Historical Details

Fremont, Elkhorn and Missouri Valley Railroad

Courtesy of The Lusk Herald, 03/15/2017

Originally established in Nebraska in 1869, the company built a line across northern Nebraska from Omaha to Chadron. This "cowboy line" was extended to the Black Hills of South Dakota in the early 1880's by way of Rapid City and Belle Fourche.

The Fremont, Elkhorn and Missouri Valley Railroad, taken about 1905 near the Ft. Robinson Depot.
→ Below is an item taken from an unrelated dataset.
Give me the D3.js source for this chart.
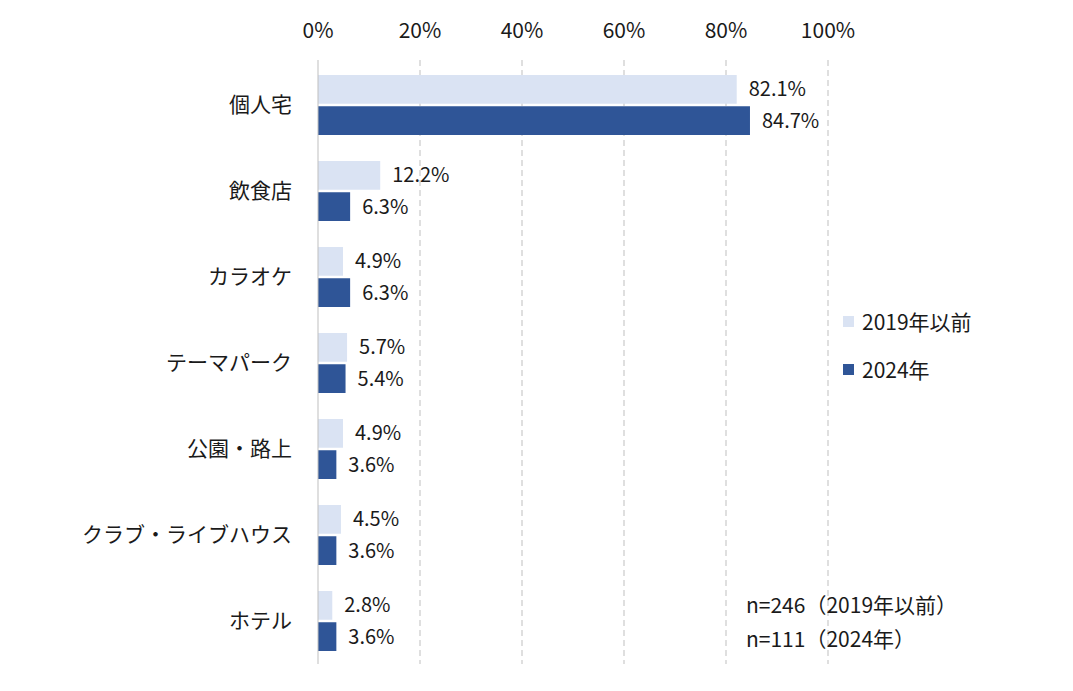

Before long, the sparsely populated, rich grasslands of this area got the attention of developers. Large numbers of cattle had been driven up the Texas Trail and the local cattle "barons" needed a way to ship beef to the hungry markets in the East. In 1885, the Wyoming Central Railway was organized by the Elkhorn. This "dummy" company was needed to comply with Wyoming Territory's requirement that any railroad operating in the territory had to be incorporated here. The sole stockholder of the Wyoming Central was local landowner Frank S. Lusk, founder of this town. In July of 1886, the rails reached Lusk and locals drove a silver spike with great fanfare! The rails were soon bringing in a flood of homesteaders and supplying their needs and the needs of a bustling community. In spite of disastrous blizzards in '86 and '87, the cattle business prospered. Business for the railroad was good - in both directions.

Driving east of Lusk towards Harrison, Nebraska, one can still see the original track bed carved out of the hilly landscape by the mule-powered equipment.

The line was rapidly extended westward to Douglas, then to Glenrock, and, finally, to the present site of Casper, a new town platted by the railroad in 1888. One interesting historical note is the fact that President Gerald Ford's grandfather, Charles King, made his fortune establishing banks and other businesses in towns he helped establish, including Chadron and Casper. Ford's father was born in Chadron.

After statehood in 1890, the Wyoming Central and the Elkhorn merged under the FE&MV name. In 1903 the line merged with the Chicago and Northwestern railway. The C&NW extended the line to Shoshoni and Riverton in 1905 and Lander in 1906. In 1995 the C&NW merged with the Union Pacific, proving that the Elkhorn had a great idea back in 1885!

Over the years since the founding of Lusk in 1886, untold head of livestock and millions of tons of coal have been shipped to points east on the rail line that gave birth to our town.